**COLLECTED MATERIAL**
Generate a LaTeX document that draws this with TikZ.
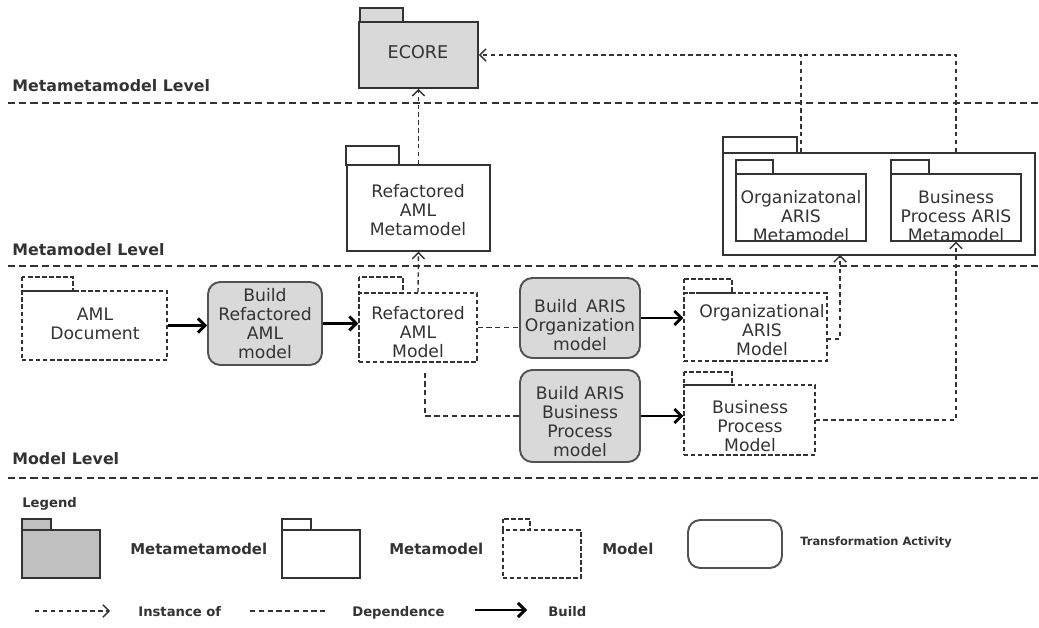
\documentclass[tikz,border=0pt]{standalone}
\usepackage{fontspec}
\setmainfont{DejaVu Sans}
\usetikzlibrary{arrows.meta,fit,calc}
\definecolor{ln}{HTML}{333333}
\definecolor{gfill}{HTML}{D9D9D9}
\definecolor{lgfill}{HTML}{C0C0C0}
\tikzset{
 pkg/.style={draw=ln, line width=0.8pt, inner sep=0pt},
 mdl/.style={draw=ln, line width=0.6pt, dash pattern=on 2.5pt off 1.5pt, inner sep=0pt},
 act/.style={draw=ln!85, line width=1.1pt, fill=gfill, rounded corners=7pt, inner sep=0pt},
 txt/.style={align=center, text=ln, inner sep=0pt, font=\fontsize{9.8}{10.8}\selectfont},
 lvl/.style={anchor=base west, inner sep=0pt, font=\bfseries\fontsize{9}{10}\selectfont, text=ln},
 leg/.style={anchor=base west, inner sep=0pt, font=\bfseries\fontsize{7.5}{9}\selectfont, text=ln},
 sep/.style={draw=ln, line width=0.9pt, dash pattern=on 4pt off 2.4pt},
 inst/.style={draw=ln, line width=0.8pt, dash pattern=on 2.5pt off 2pt, -{Straight Barb[length=3.5pt,width=7pt]}},
 instline/.style={draw=ln, line width=0.8pt, dash pattern=on 2.5pt off 2pt},
 dep/.style={draw=ln, line width=0.8pt, dash pattern=on 3pt off 2pt},
 bld/.style={draw=black, line width=1.7pt, -{Straight Barb[length=4pt,width=8pt,line width=1.7pt]}},
}
\begin{document}
\begin{tikzpicture}[x=0.02cm,y=-0.02cm]
\useasboundingbox (0,0) rectangle (1039,628);

% level separators and labels
\draw[sep] (8,103) -- (1039,103);
\draw[sep] (8,266) -- (1039,266);
\draw[sep] (8,478) -- (1039,478);
\node[lvl] (lvlA) at (12,92) {Metametamodel Level};
\node[lvl] (lvlB) at (12,256) {Metamodel Level};
\node[lvl] (lvlC) at (12,465) {Model Level};

% ECORE
\node[pkg, line width=1pt, fill=gfill, fit={(359,22)(478,88)}] (ecore) {};
\draw[pkg, line width=1pt, fill=gfill] (360,8) rectangle (403,22);
\node[txt, font=\fontsize{10}{11}\selectfont] (ecoreT) at (418,52) {ECORE};

% Refactored AML Metamodel
\node[pkg, fit={(347,165)(490,251)}] (ram) {};
\draw[pkg] (346,146) rectangle (399,165);
\node[txt] (ramT) at (418,210) {Refactored\\AML\\Metamodel};

% ARIS container
\node[pkg, fit={(723,153)(1035,255)}] (cont) {};
\draw[pkg] (723,137) rectangle (797,153);
\node[pkg, fit={(736,174)(866,241)}] (orgmm) {};
\draw[pkg] (736,160) rectangle (773,174);
\node[txt] (orgmmT) at (801,216) {Organizatonal\\ARIS\\Metamodel};
\node[pkg, fit={(891,174)(1021,241)}] (bpmm) {};
\draw[pkg] (891,160) rectangle (929,174);
\node[txt] (bpmmT) at (956,216) {Business\\Process ARIS\\Metamodel};

% model level
\node[mdl, fit={(22,291)(167,360)}] (amldoc) {};
\draw[mdl] (22,277) rectangle (73,291);
\node[txt] (amldocT) at (95,324) {AML\\Document};
\node[act, fit={(208,282)(322,365)}] (brm) {};
\node[txt] (brmT) at (265,324) {Build\\Refactored\\AML\\model};
\node[mdl, fit={(359,293)(477,362)}] (rmod) {};
\draw[mdl] (359,277) rectangle (403,293);
\node[txt] (rmodT) at (418,332) {Refactored\\AML\\Model};
\node[act, fit={(520,278)(640,358)}] (boo) {};
\node[txt] (booT) at (580,325) {Build\enspace ARIS\\Organization\\model};
\node[mdl, fit={(684,293)(827,361)}] (oam) {};
\draw[mdl] (684,279) rectangle (732,293);
\node[txt] (oamT) at (762,330) {Organizational\\ARIS\\Model};
\node[act, fit={(520,370)(640,462)}] (bbp) {};
\node[txt] (bbpT) at (580,422) {Build ARIS\\Business\\Process\\model};
\node[mdl, fit={(684,385)(815,455)}] (bpm) {};
\draw[mdl] (684,372) rectangle (732,385);
\node[txt] (bpmT) at (750,426) {Business\\Process\\Model};

% instance-of connectors
\draw[inst] (ram.north) -- (ecore.south);
\draw[inst] (orgmm.north |- cont.north) |- (ecore.east);
\draw[instline] (bpmm.north |- cont.north) |- (orgmm.north |- ecore.east);
\draw[inst] (rmod.north) -- (ram.south);
\coordinate (oaOut) at (827,339);
\coordinate (oaIn) at (840,255);
\draw[inst] (oaOut) -| (oaIn);
\draw[inst] (bpm.east) -| (bpmm.south);

% dependence
\draw[dep] (rmod.east) -- (rmod.east -| boo.west);
\draw[dep] (rmod.south) ++(7,10) |- (bbp.west);

% build arrows
\draw[bld] (amldoc.east) -- (amldoc.east -| brm.west);
\draw[bld] (brm.east) -- (brm.east -| rmod.west);
\draw[bld] (boo.east) -- (boo.east -| oam.west);
\draw[bld] (bbp.east) -- (bbp.east -| bpm.west);

% legend
\node[leg] (legT) at (22,507) {Legend};
\node[pkg, fill=lgfill, fit={(22,530)(100,578)}] (lmm) {};
\draw[pkg, fill=lgfill] (22,519) rectangle (51,530);
\node[leg, font=\bfseries\fontsize{8.5}{10}\selectfont] (lmmT) at (130,555) {Metametamodel};
\node[pkg, fit={(282,530)(360,578)}] (lm) {};
\draw[pkg] (282,519) rectangle (311,530);
\node[leg, font=\bfseries\fontsize{8.5}{10}\selectfont] (lmT) at (389,555) {Metamodel};
\node[mdl, fit={(503,530)(581,578)}] (lmod) {};
\draw[mdl] (503,519) rectangle (530,530);
\node[leg, font=\bfseries\fontsize{8.5}{10}\selectfont] (lmodT) at (602,555) {Model};
\node[act, fill=white, fit={(688,520)(782,568)}] (lact) {};
\node[leg, font=\bfseries\fontsize{6.5}{8}\selectfont] (lactT) at (800,545) {Transformation Activity};

\coordinate (i1) at (35,611);
\coordinate (i2) at (110,611);
\draw[inst] (i1) -- (i2);
\node[leg] (iT) at (138,616) {Instance of};
\coordinate (d1) at (250,611);
\coordinate (d2) at (325,611);
\draw[dep] (d1) -- (d2);
\node[leg] (dT) at (352,616) {Dependence};
\coordinate (b1) at (475,610);
\coordinate (b2) at (527,610);
\draw[bld] (b1) -- (b2);
\node[leg] (bT) at (548,616) {Build};
\end{tikzpicture}
\end{document}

**THE TASK**
Leave out the pictures and retype every line above exactly.

**OUTPUT BELOW**
Generate a LaTeX document that draws this with TikZ.
\documentclass[tikz,border=0pt]{standalone}
\usepackage{fontspec}
\setmainfont{DejaVu Sans}
\usetikzlibrary{arrows.meta,fit,calc}
\definecolor{ln}{HTML}{333333}
\definecolor{gfill}{HTML}{D9D9D9}
\definecolor{lgfill}{HTML}{C0C0C0}
\tikzset{
 pkg/.style={draw=ln, line width=0.8pt, inner sep=0pt},
 mdl/.style={draw=ln, line width=0.6pt, dash pattern=on 2.5pt off 1.5pt, inner sep=0pt},
 act/.style={draw=ln!85, line width=1.1pt, fill=gfill, rounded corners=7pt, inner sep=0pt},
 txt/.style={align=center, text=ln, inner sep=0pt, font=\fontsize{9.8}{10.8}\selectfont},
 lvl/.style={anchor=base west, inner sep=0pt, font=\bfseries\fontsize{9}{10}\selectfont, text=ln},
 leg/.style={anchor=base west, inner sep=0pt, font=\bfseries\fontsize{7.5}{9}\selectfont, text=ln},
 sep/.style={draw=ln, line width=0.9pt, dash pattern=on 4pt off 2.4pt},
 inst/.style={draw=ln, line width=0.8pt, dash pattern=on 2.5pt off 2pt, -{Straight Barb[length=3.5pt,width=7pt]}},
 instline/.style={draw=ln, line width=0.8pt, dash pattern=on 2.5pt off 2pt},
 dep/.style={draw=ln, line width=0.8pt, dash pattern=on 3pt off 2pt},
 bld/.style={draw=black, line width=1.7pt, -{Straight Barb[length=4pt,width=8pt,line width=1.7pt]}},
}
\begin{document}
\begin{tikzpicture}[x=0.02cm,y=-0.02cm]
\useasboundingbox (0,0) rectangle (1039,628);

% level separators and labels
\draw[sep] (8,103) -- (1039,103);
\draw[sep] (8,266) -- (1039,266);
\draw[sep] (8,478) -- (1039,478);
\node[lvl] (lvlA) at (12,92) {Metametamodel Level};
\node[lvl] (lvlB) at (12,256) {Metamodel Level};
\node[lvl] (lvlC) at (12,465) {Model Level};

% ECORE
\node[pkg, line width=1pt, fill=gfill, fit={(359,22)(478,88)}] (ecore) {};
\draw[pkg, line width=1pt, fill=gfill] (360,8) rectangle (403,22);
\node[txt, font=\fontsize{10}{11}\selectfont] (ecoreT) at (418,52) {ECORE};

% Refactored AML Metamodel
\node[pkg, fit={(347,165)(490,251)}] (ram) {};
\draw[pkg] (346,146) rectangle (399,165);
\node[txt] (ramT) at (418,210) {Refactored\\AML\\Metamodel};

% ARIS container
\node[pkg, fit={(723,153)(1035,255)}] (cont) {};
\draw[pkg] (723,137) rectangle (797,153);
\node[pkg, fit={(736,174)(866,241)}] (orgmm) {};
\draw[pkg] (736,160) rectangle (773,174);
\node[txt] (orgmmT) at (801,216) {Organizatonal\\ARIS\\Metamodel};
\node[pkg, fit={(891,174)(1021,241)}] (bpmm) {};
\draw[pkg] (891,160) rectangle (929,174);
\node[txt] (bpmmT) at (956,216) {Business\\Process ARIS\\Metamodel};

% model level
\node[mdl, fit={(22,291)(167,360)}] (amldoc) {};
\draw[mdl] (22,277) rectangle (73,291);
\node[txt] (amldocT) at (95,324) {AML\\Document};
\node[act, fit={(208,282)(322,365)}] (brm) {};
\node[txt] (brmT) at (265,324) {Build\\Refactored\\AML\\model};
\node[mdl, fit={(359,293)(477,362)}] (rmod) {};
\draw[mdl] (359,277) rectangle (403,293);
\node[txt] (rmodT) at (418,332) {Refactored\\AML\\Model};
\node[act, fit={(520,278)(640,358)}] (boo) {};
\node[txt] (booT) at (580,325) {Build\enspace ARIS\\Organization\\model};
\node[mdl, fit={(684,293)(827,361)}] (oam) {};
\draw[mdl] (684,279) rectangle (732,293);
\node[txt] (oamT) at (762,330) {Organizational\\ARIS\\Model};
\node[act, fit={(520,370)(640,462)}] (bbp) {};
\node[txt] (bbpT) at (580,422) {Build ARIS\\Business\\Process\\model};
\node[mdl, fit={(684,385)(815,455)}] (bpm) {};
\draw[mdl] (684,372) rectangle (732,385);
\node[txt] (bpmT) at (750,426) {Business\\Process\\Model};

% instance-of connectors
\draw[inst] (ram.north) -- (ecore.south);
\draw[inst] (orgmm.north |- cont.north) |- (ecore.east);
\draw[instline] (bpmm.north |- cont.north) |- (orgmm.north |- ecore.east);
\draw[inst] (rmod.north) -- (ram.south);
\coordinate (oaOut) at (827,339);
\coordinate (oaIn) at (840,255);
\draw[inst] (oaOut) -| (oaIn);
\draw[inst] (bpm.east) -| (bpmm.south);

% dependence
\draw[dep] (rmod.east) -- (rmod.east -| boo.west);
\draw[dep] (rmod.south) ++(7,10) |- (bbp.west);

% build arrows
\draw[bld] (amldoc.east) -- (amldoc.east -| brm.west);
\draw[bld] (brm.east) -- (brm.east -| rmod.west);
\draw[bld] (boo.east) -- (boo.east -| oam.west);
\draw[bld] (bbp.east) -- (bbp.east -| bpm.west);

% legend
\node[leg] (legT) at (22,507) {Legend};
\node[pkg, fill=lgfill, fit={(22,530)(100,578)}] (lmm) {};
\draw[pkg, fill=lgfill] (22,519) rectangle (51,530);
\node[leg, font=\bfseries\fontsize{8.5}{10}\selectfont] (lmmT) at (130,555) {Metametamodel};
\node[pkg, fit={(282,530)(360,578)}] (lm) {};
\draw[pkg] (282,519) rectangle (311,530);
\node[leg, font=\bfseries\fontsize{8.5}{10}\selectfont] (lmT) at (389,555) {Metamodel};
\node[mdl, fit={(503,530)(581,578)}] (lmod) {};
\draw[mdl] (503,519) rectangle (530,530);
\node[leg, font=\bfseries\fontsize{8.5}{10}\selectfont] (lmodT) at (602,555) {Model};
\node[act, fill=white, fit={(688,520)(782,568)}] (lact) {};
\node[leg, font=\bfseries\fontsize{6.5}{8}\selectfont] (lactT) at (800,545) {Transformation Activity};

\coordinate (i1) at (35,611);
\coordinate (i2) at (110,611);
\draw[inst] (i1) -- (i2);
\node[leg] (iT) at (138,616) {Instance of};
\coordinate (d1) at (250,611);
\coordinate (d2) at (325,611);
\draw[dep] (d1) -- (d2);
\node[leg] (dT) at (352,616) {Dependence};
\coordinate (b1) at (475,610);
\coordinate (b2) at (527,610);
\draw[bld] (b1) -- (b2);
\node[leg] (bT) at (548,616) {Build};
\end{tikzpicture}
\end{document}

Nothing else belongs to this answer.